What this task involves -> Reproduce, character for character, the lines below from the first through the one with "0.949, 0.96, 0.97];". Leave pictures out.

** BEGIN **

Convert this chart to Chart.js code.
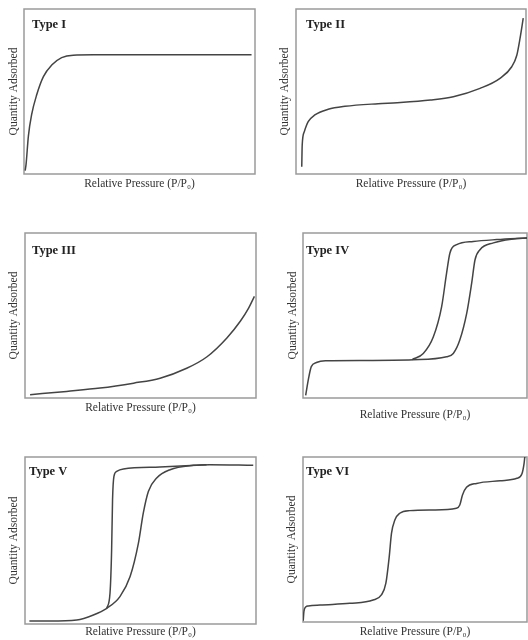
<!DOCTYPE html>
<html>
<head>
<meta charset="utf-8">
<script src="https://cdn.jsdelivr.net/npm/chart.js@4.4.0/dist/chart.umd.min.js"></script>
<style>
  body { margin: 0; background: #fff; }
  #wrap { position: relative; width: 528px; height: 640px; }
  canvas { position: absolute; }
</style>
</head>
<body>
<div id="wrap"></div>
<script>
// isotherm curves (x = P/P0, y = relative amount, both 0..1)
var typeIx = [0.005, 0.009, 0.019, 0.033, 0.055, 0.084, 0.12, 0.163, 0.213, 0.3, 0.5, 0.75, 0.985];
var typeIy = [0.02, 0.06, 0.23, 0.36, 0.48, 0.59, 0.66, 0.705, 0.72, 0.722, 0.722, 0.722, 0.722];

var typeIIx = [0.025, 0.027, 0.036, 0.053, 0.082, 0.14, 0.213, 0.357, 0.44, 0.585, 0.684, 0.8, 0.887, 0.938, 0.96, 0.974, 0.988];
var typeIIy = [0.044, 0.176, 0.256, 0.317, 0.358, 0.392, 0.41, 0.426, 0.432, 0.448, 0.468, 0.519, 0.58, 0.65, 0.72, 0.822, 0.944];

var typeIIIx = [0.022, 0.18, 0.325, 0.47, 0.585, 0.70, 0.788, 0.874, 0.932, 0.968, 0.993];
var typeIIIy = [0.02, 0.04, 0.06, 0.09, 0.12, 0.18, 0.25, 0.364, 0.465, 0.545, 0.616];

var typeIVadsX = [0.012, 0.025, 0.037, 0.06, 0.1, 0.272, 0.492, 0.641, 0.671, 0.70, 0.731, 0.753, 0.768, 0.79, 0.85, 0.939, 1.0];
var typeIVadsY = [0.016, 0.12, 0.19, 0.215, 0.226, 0.228, 0.232, 0.25, 0.27, 0.351, 0.514, 0.696, 0.838, 0.899, 0.94, 0.964, 0.97];
var typeIVdesX = [0.487, 0.537, 0.582, 0.619, 0.641, 0.656, 0.686, 0.76, 0.865, 1.0];
var typeIVdesY = [0.233, 0.27, 0.371, 0.554, 0.757, 0.879, 0.929, 0.949, 0.96, 0.97];

var typeVadsX = [0.019, 0.108, 0.224, 0.296, 0.354, 0.411, 0.455, 0.491, 0.512, 0.534, 0.57, 0.628, 0.729, 0.8, 0.988];
var typeVadsY = [0.018, 0.018, 0.024, 0.054, 0.094, 0.164, 0.284, 0.484, 0.664, 0.794, 0.874, 0.924, 0.95, 0.954, 0.95];
var typeVdesX = [0.354, 0.368, 0.375, 0.379, 0.385, 0.397, 0.426, 0.584, 0.786];
var typeVdesY = [0.094, 0.184, 0.444, 0.744, 0.884, 0.914, 0.928, 0.94, 0.954];

var typeVIx = [0.001, 0.004, 0.013, 0.024, 0.076, 0.209, 0.313, 0.35, 0.37, 0.385, 0.395, 0.41, 0.432, 0.477, 0.581, 0.685, 0.7, 0.712, 0.73, 0.775, 0.88, 0.955, 0.977, 0.987, 0.99];
var typeVIy = [0.008, 0.062, 0.092, 0.097, 0.103, 0.113, 0.133, 0.164, 0.235, 0.396, 0.537, 0.618, 0.659, 0.675, 0.679, 0.689, 0.709, 0.77, 0.816, 0.84, 0.856, 0.871, 0.897, 0.962, 1.0];

var xLabel = 'Relative Pressure (P/P\u2080)';
var yLabel = 'Quantity Adsorbed';

// page layout: canvas rect, plot box [left, top, right, bottom], title positions
var panels = [
  {label: 'Type I',   cx: 0,   cy: 0,   cw: 264, ch: 200, box: [24, 9, 255, 174],   yT: 14,  xT: 184, lab: [8, 19],  curves: [[typeIx, typeIy]]},
  {label: 'Type II',  cx: 264, cy: 0,   cw: 264, ch: 200, box: [296, 9, 526, 174],  yT: 285, xT: 184, lab: [10, 19], curves: [[typeIIx, typeIIy]]},
  {label: 'Type III', cx: 0,   cy: 215, cw: 264, ch: 210, box: [25, 233, 256, 398], yT: 14,  xT: 408, lab: [7, 21],  curves: [[typeIIIx, typeIIIy]]},
  {label: 'Type IV',  cx: 264, cy: 215, cw: 264, ch: 210, box: [303, 233, 527, 398], yT: 293, xT: 415, lab: [3, 21], curves: [[typeIVadsX, typeIVadsY], [typeIVdesX, typeIVdesY]]},
  {label: 'Type V',   cx: 0,   cy: 425, cw: 264, ch: 215, box: [25, 457, 256, 624], yT: 14,  xT: 632, lab: [4, 18],  curves: [[typeVadsX, typeVadsY], [typeVdesX, typeVdesY]]},
  {label: 'Type VI',  cx: 264, cy: 425, cw: 264, ch: 215, box: [303, 457, 527, 622], yT: 292, xT: 632, lab: [3, 18], curves: [[typeVIx, typeVIy]]}
];

var FONT = '"Liberation Serif", "DejaVu Serif", serif';
var FS = 11.5;
var half = FS * 1.2 / 2;

// frame round the plot area + the "Type" label inside it
var boxPlugin = {
  id: 'box',
  beforeDatasetsDraw: function (chart) {
    var a = chart.chartArea, ctx = chart.ctx;
    ctx.save();
    ctx.strokeStyle = '#9a9a9a';
    ctx.lineWidth = 1.5;
    ctx.strokeRect(a.left, a.top, a.right - a.left, a.bottom - a.top);
    ctx.restore();
  },
  afterDraw: function (chart, args, opts) {
    var a = chart.chartArea, ctx = chart.ctx;
    ctx.save();
    ctx.font = 'bold 12.5px ' + FONT;
    ctx.fillStyle = '#222';
    ctx.textBaseline = 'alphabetic';
    ctx.fillText(opts.label, a.left + opts.dx, a.top + opts.dy);
    ctx.restore();
  }
};

var wrap = document.getElementById('wrap');

panels.forEach(function (p) {
  var cv = document.createElement('canvas');
  cv.width = p.cw; cv.height = p.ch;
  cv.style.left = p.cx + 'px'; cv.style.top = p.cy + 'px';
  cv.style.width = p.cw + 'px'; cv.style.height = p.ch + 'px';
  wrap.appendChild(cv);

  var yW = p.box[0] - p.cx;
  var xH = p.cy + p.ch - p.box[3];

  var datasets = p.curves.map(function (c) {
    return {
      data: c[0].map(function (v, i) { return {x: v, y: c[1][i]}; }),
      borderColor: '#444',
      borderWidth: 1.5,
      pointRadius: 0,
      cubicInterpolationMode: 'monotone',
      fill: false
    };
  });

  new Chart(cv, {
    type: 'line',
    data: {datasets: datasets},
    options: {
      responsive: false,
      animation: false,
      events: [],
      layout: {padding: {left: 0, top: p.box[1] - p.cy, right: p.cx + p.cw - p.box[2], bottom: 0}},
      scales: {
        x: {
          type: 'linear', min: 0, max: 1,
          grid: {display: false}, border: {display: false},
          ticks: {display: false},
          title: {display: true, text: xLabel, color: '#333',
                  font: {family: FONT, size: FS, lineHeight: 1.2},
                  padding: {top: 0, bottom: p.cy + p.ch - p.xT - half}},
          afterFit: function (s) { s.height = xH; }
        },
        y: {
          type: 'linear', min: 0, max: 1,
          grid: {display: false}, border: {display: false},
          ticks: {display: false},
          title: {display: true, text: yLabel, color: '#333',
                  font: {family: FONT, size: FS, lineHeight: 1.2},
                  padding: {top: p.yT - p.cx - half, bottom: 0}},
          afterFit: function (s) { s.width = yW; }
        }
      },
      plugins: {
        legend: {display: false},
        tooltip: {enabled: false},
        box: {label: p.label, dx: p.lab[0], dy: p.lab[1]}
      }
    },
    plugins: [boxPlugin]
  });
});
</script>
</body>
</html>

** END **

Exercise answer ->
Convert this chart to Chart.js code.
<!DOCTYPE html>
<html>
<head>
<meta charset="utf-8">
<script src="https://cdn.jsdelivr.net/npm/chart.js@4.4.0/dist/chart.umd.min.js"></script>
<style>
  body { margin: 0; background: #fff; }
  #wrap { position: relative; width: 528px; height: 640px; }
  canvas { position: absolute; }
</style>
</head>
<body>
<div id="wrap"></div>
<script>
// isotherm curves (x = P/P0, y = relative amount, both 0..1)
var typeIx = [0.005, 0.009, 0.019, 0.033, 0.055, 0.084, 0.12, 0.163, 0.213, 0.3, 0.5, 0.75, 0.985];
var typeIy = [0.02, 0.06, 0.23, 0.36, 0.48, 0.59, 0.66, 0.705, 0.72, 0.722, 0.722, 0.722, 0.722];

var typeIIx = [0.025, 0.027, 0.036, 0.053, 0.082, 0.14, 0.213, 0.357, 0.44, 0.585, 0.684, 0.8, 0.887, 0.938, 0.96, 0.974, 0.988];
var typeIIy = [0.044, 0.176, 0.256, 0.317, 0.358, 0.392, 0.41, 0.426, 0.432, 0.448, 0.468, 0.519, 0.58, 0.65, 0.72, 0.822, 0.944];

var typeIIIx = [0.022, 0.18, 0.325, 0.47, 0.585, 0.70, 0.788, 0.874, 0.932, 0.968, 0.993];
var typeIIIy = [0.02, 0.04, 0.06, 0.09, 0.12, 0.18, 0.25, 0.364, 0.465, 0.545, 0.616];

var typeIVadsX = [0.012, 0.025, 0.037, 0.06, 0.1, 0.272, 0.492, 0.641, 0.671, 0.70, 0.731, 0.753, 0.768, 0.79, 0.85, 0.939, 1.0];
var typeIVadsY = [0.016, 0.12, 0.19, 0.215, 0.226, 0.228, 0.232, 0.25, 0.27, 0.351, 0.514, 0.696, 0.838, 0.899, 0.94, 0.964, 0.97];
var typeIVdesX = [0.487, 0.537, 0.582, 0.619, 0.641, 0.656, 0.686, 0.76, 0.865, 1.0];
var typeIVdesY = [0.233, 0.27, 0.371, 0.554, 0.757, 0.879, 0.929, 0.949, 0.96, 0.97];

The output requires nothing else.